Beijing’s latest regulatory salvo has targeted the booming micro-drama sector, a genre of short-form video content that has exploded in popularity on Chinese social media platforms. The National Radio and Television Administration (NRTA) announced a sweeping crackdown on what it termed ‘vulgar and unhealthy’ content, ordering platforms to tighten censorship and remove dramas that ‘glorify materialism, promote hedonism, or distort historical facts’. This move, effective immediately, has sent shockwaves through China’s digital entertainment industry, where micro-dramas generated an estimated $6 billion in revenue last year. The crackdown covers 45,000 titles and 1.3 million episodes, with authorities vowing to ‘purify the online ecosystem’.
Meanwhile, across the globe, the UK digital market is being hailed for its resilience and self-regulation. Industry analysts point to the British Board of Film Classification’s (BBFC) new guidelines for streaming content, which have been praised for balancing creative freedom with consumer protection. The UK’s approach, which relies on industry-led standards rather than state diktat, has allowed the sector to grow without stifling innovation. ‘The contrast could not be starker,’ noted a senior media analyst at Berenberg. ‘Beijing’s heavy hand will likely drive capital flight and stifle entrepreneurialism, while London’s light-touch regulation is attracting global talent and investment.’

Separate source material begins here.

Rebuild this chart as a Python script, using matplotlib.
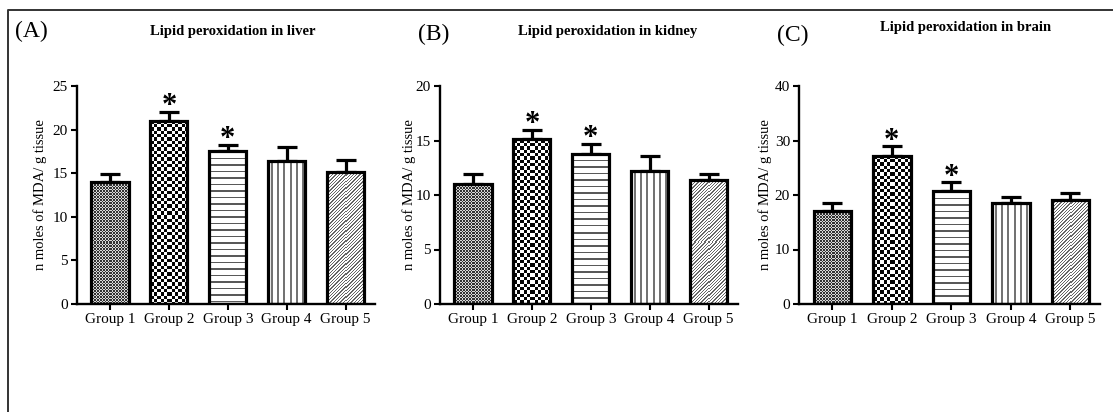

Investors are watching closely. The crackdown has already triggered a sell-off in Chinese tech stocks, with Tencent and Bilibili down 3% in early trade. Meanwhile, London-listed digital media companies like Future and Informa have seen modest gains. The market is pricing in a premium for regulatory predictability. The message is clear: in the battle for digital market supremacy, credibility and consistency matter.
The micro-drama crackdown is the latest in a series of regulatory interventions by Xi Jinping’s government, which has targeted everything from private tutoring to gaming. Critics argue that the unpredictability of these crackdowns is damaging the business environment. ‘You cannot have a functioning market if the rules of the game change overnight,’ said a hedge fund manager specialising in emerging markets. ‘Capital will go where it is treated best. Right now, that is not China.’
For the UK, the challenge is to maintain this advantage. With Brexit done, and the EU’s Digital Services Act looming, London must ensure that its regulatory framework remains flexible and pro-innovation. The BBFC’s new guidelines for streaming, which focus on age ratings and content warnings rather than outright bans, are a step in the right direction. But with the government’s Online Safety Bill still in play, the sector is not out of the woods yet. As one investment banker put it: ‘The UK is the clear winner in this round, but we must not be complacent. Regulatory stability is a fragile commodity.’
The bottom line? China’s micro-drama crackdown is a reminder that state control and market dynamism are often at odds. The UK’s digital market, with its emphasis on self-regulation and consumer choice, offers a more sustainable model. For now, the market is voting with its feet. But in the long run, the test will be whether the UK can maintain its reputation as a safe harbour for digital capital.